Monday, March 28, 2011
Farmers' Markets don't fit modern city codes
The farmers markets opening up everywhere around the country are part of a movement to strengthen local agriculture and local businesses on a shoestring, so towns become more ecologically and economically sustainable. Local government, however, has to catch up. Modern zoning codes have trouble categorizing the function of something that is both public and private, both temporary and permanent, with a shifting set of vendors who sell raw food like a grocery store and cooked food like a restaurant, and perhaps clothing and crafts, as well as occasional entertainment. Are musical buskers running a business or begging? Is a farmers' market an event or a food court? Is it a public service or a private enterprise? What sort of license does it need anyway?
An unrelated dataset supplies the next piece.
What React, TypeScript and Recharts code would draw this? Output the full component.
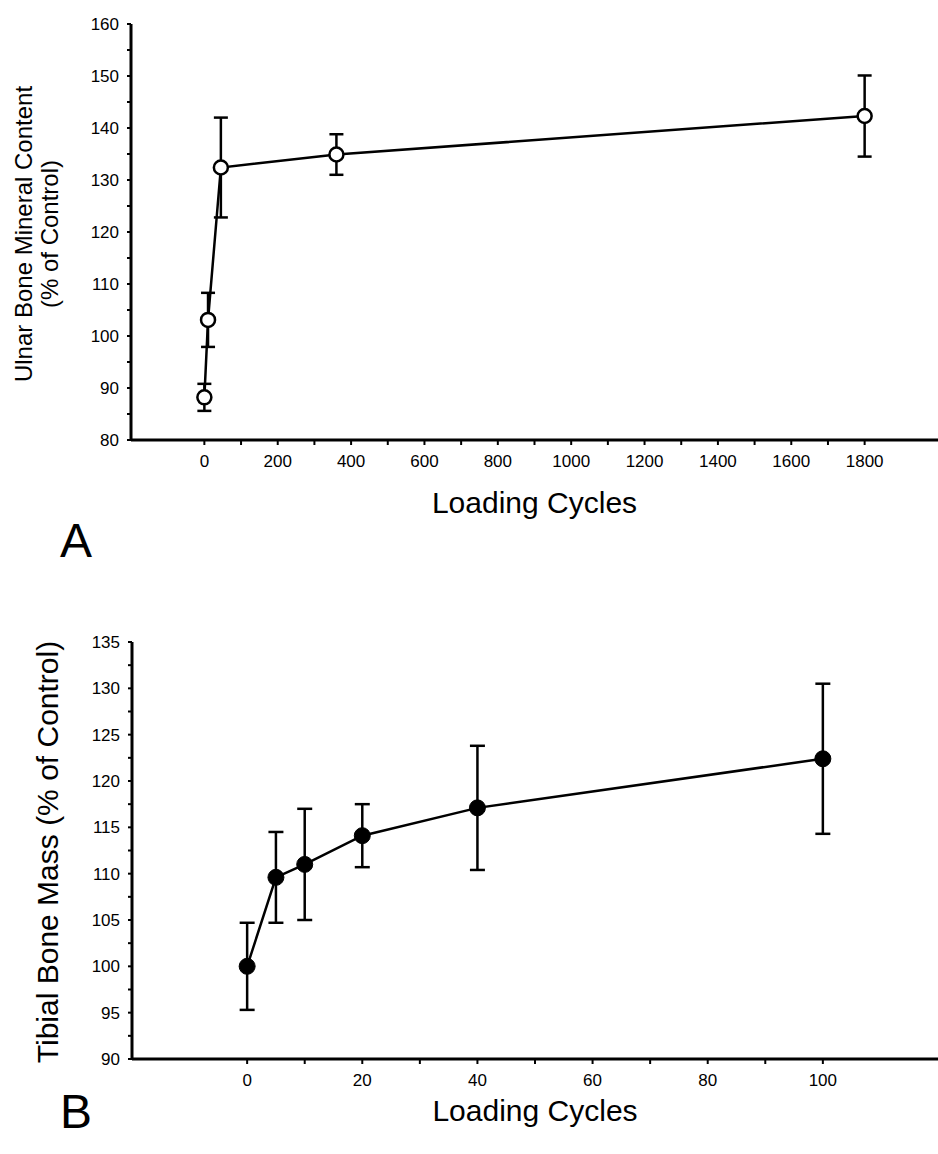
import React from 'react';
import { LineChart, Line, XAxis, YAxis, ErrorBar } from 'recharts';

// Panel A: ulna
const cyclesA = [0, 10, 45, 360, 1800];
const ulnarBMC = [88.2, 103.1, 132.4, 134.9, 142.3];
const ulnarErr = [2.6, 5.2, 9.6, 3.9, 7.8];

// Panel B: tibia
const cyclesB = [0, 5, 10, 20, 40, 100];
const tibialMass = [100, 109.6, 111.0, 114.1, 117.1, 122.4];
const tibialErr = [4.7, 4.9, 6.0, 3.4, 6.7, 8.1];

const ticksAxA = [0, 100, 200, 300, 400, 500, 600, 700, 800, 900, 1000, 1100, 1200, 1300, 1400, 1500, 1600, 1700, 1800];
const ticksAxTop = [-100, 0, 100, 200, 300, 400, 500, 600, 700, 800, 900, 1000, 1100, 1200, 1300, 1400, 1500, 1600, 1700, 1800, 1900];
const ticksAyA = [80, 85, 90, 95, 100, 105, 110, 115, 120, 125, 130, 135, 140, 145, 150, 155, 160];

const ticksBxB = [0, 10, 20, 30, 40, 50, 60, 70, 80, 90, 100];
const ticksBxTop = [-10, 0, 10, 20, 30, 40, 50, 60, 70, 80, 90, 100, 110];
const ticksByB = [90, 92.5, 95, 97.5, 100, 102.5, 105, 107.5, 110, 112.5, 115, 117.5, 120, 122.5, 125, 127.5, 130, 132.5, 135];

const dataA = cyclesA.map((x, i) => ({ x, y: ulnarBMC[i], err: ulnarErr[i] }));
const dataB = cyclesB.map((x, i) => ({ x, y: tibialMass[i], err: tibialErr[i] }));

const FONT = '"Liberation Sans", Arial, Helvetica, sans-serif';
const tickStyle = { fontSize: 17, fill: '#000', fontFamily: FONT };
const axisLine = { stroke: '#000', strokeWidth: 3 };
const tickLine = { stroke: '#000', strokeWidth: 2 };

const every = (step: number) => (v: number) => (Math.abs(v % step) < 1e-6 ? String(v) : '');

const XTitle = (props: any) => {
  const vb = props.viewBox;
  return (
    <text x={vb.x + vb.width / 2} y={vb.y + props.dy} textAnchor="middle" fontSize={30} fontFamily={FONT} fill="#000">
      Loading Cycles
    </text>
  );
};

const YTitleA = () => (
  <g fontFamily={FONT} fontSize={24} fill="#000" textAnchor="middle">
    <text transform="translate(32,234) rotate(-90)">Ulnar Bone Mineral Content</text>
    <text transform="translate(58,234) rotate(-90)">(% of Control)</text>
  </g>
);

const YTitleB = () => (
  <g fontFamily={FONT} fontSize={30} fill="#000" textAnchor="middle">
    <text transform="translate(58,272) rotate(-90)">Tibial Bone Mass (% of Control)</text>
  </g>
);

const panelLetter = (top: number): React.CSSProperties => ({
  position: 'absolute', left: 60, top, fontFamily: FONT, fontSize: 48, color: '#000', lineHeight: 1,
});

export default function App() {
  return (
    <div style={{ position: 'absolute', left: 0, top: 0, width: 938, height: 1154, background: '#fff' }}>
      <div style={{ position: 'absolute', left: 0, top: 0 }}>
        <LineChart width={938} height={520} data={dataA} margin={{ top: 24, right: 0, bottom: 0, left: 71 }}>
          <XAxis
            dataKey="x" type="number" domain={[-200, 2000]} ticks={ticksAxA} allowDataOverflow
            tickFormatter={every(200)} height={80} tickSize={5} tickMargin={10}
            axisLine={axisLine} tickLine={tickLine} tick={tickStyle}
            label={<XTitle dy={73} />}
          />
          <XAxis
            xAxisId="top" orientation="top" dataKey="x" type="number" domain={[-200, 2000]} ticks={ticksAxTop}
            tickFormatter={() => ''} height={0} tickSize={3} axisLine={{ stroke: '#000', strokeWidth: 2.5 }} tickLine={tickLine}
          />
          <YAxis
            type="number" domain={[80, 160]} ticks={ticksAyA} tickFormatter={every(10)} width={60}
            tickSize={4} tickMargin={8} axisLine={axisLine} tickLine={tickLine} tick={tickStyle}
            label={<YTitleA />}
          />
          <Line
            dataKey="y" stroke="#000" strokeWidth={2.5} isAnimationActive={false}
            dot={{ r: 7, fill: '#fff', stroke: '#000', strokeWidth: 2.5 }}
          >
            <ErrorBar dataKey="err" direction="y" width={7} stroke="#000" strokeWidth={2.5} />
          </Line>
        </LineChart>
      </div>
      <div style={panelLetter(517)}>A</div>

      <div style={{ position: 'absolute', left: 0, top: 580 }}>
        <LineChart width={938} height={559} data={dataB} margin={{ top: 62, right: 0, bottom: 0, left: 72 }}>
          <XAxis
            dataKey="x" type="number" domain={[-20, 120]} ticks={ticksBxB} allowDataOverflow
            tickFormatter={every(20)} height={80} tickSize={5} tickMargin={10}
            axisLine={axisLine} tickLine={tickLine} tick={tickStyle}
            label={<XTitle dy={62} />}
          />
          <XAxis
            xAxisId="top" orientation="top" dataKey="x" type="number" domain={[-20, 120]} ticks={ticksBxTop}
            tickFormatter={() => ''} height={0} tickSize={3} axisLine={{ stroke: '#000', strokeWidth: 2.5 }} tickLine={tickLine}
          />
          <YAxis
            type="number" domain={[90, 135]} ticks={ticksByB} tickFormatter={every(5)} width={60}
            tickSize={4} tickMargin={8} axisLine={axisLine} tickLine={tickLine} tick={tickStyle}
            label={<YTitleB />}
          />
          <Line
            dataKey="y" stroke="#000" strokeWidth={2.5} isAnimationActive={false}
            dot={{ r: 8, fill: '#000', stroke: '#000', strokeWidth: 1 }}
          >
            <ErrorBar dataKey="err" direction="y" width={7.5} stroke="#000" strokeWidth={2.5} />
          </Line>
        </LineChart>
      </div>
      <div style={panelLetter(1088)}>B</div>
    </div>
  );
}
It turns out that many of the inventive strategies for sustainability run afoul of the rigid building and zoning codes that structure towns into discrete properties and uses. Codes depend on separating land into lots and activities into categories of use. Ecological thinking however recognizes connections across categories rather than separations between them. Felix Guattari offered a famous example of the interdependent orchid and its bee, which evolved together, each taking advantage of the other by serving the other's needs. A bee feeds on nectar while carrying the orchid's pollen, so both benefit. The arrangement sounds a lot like Adam Smith's capitalism in which people create small businesses to support themselves by serving the needs of others so everyone's life improves through the efficiencies of specialization. The next leap is to include ecological health in economic calculations, so the ecosystem benefits as we support ourselves. A market supporting local, organic farms is a fine place to start.
So is a farmers market an example of pure conservative capitalism or eco-huggy liberalism? Perhaps "yes" is the best answer. Perhaps cities can figure out how to rethink codes so they can say yes to ecological innovation that depends on building relationships across categories. It beats the heck out of "no".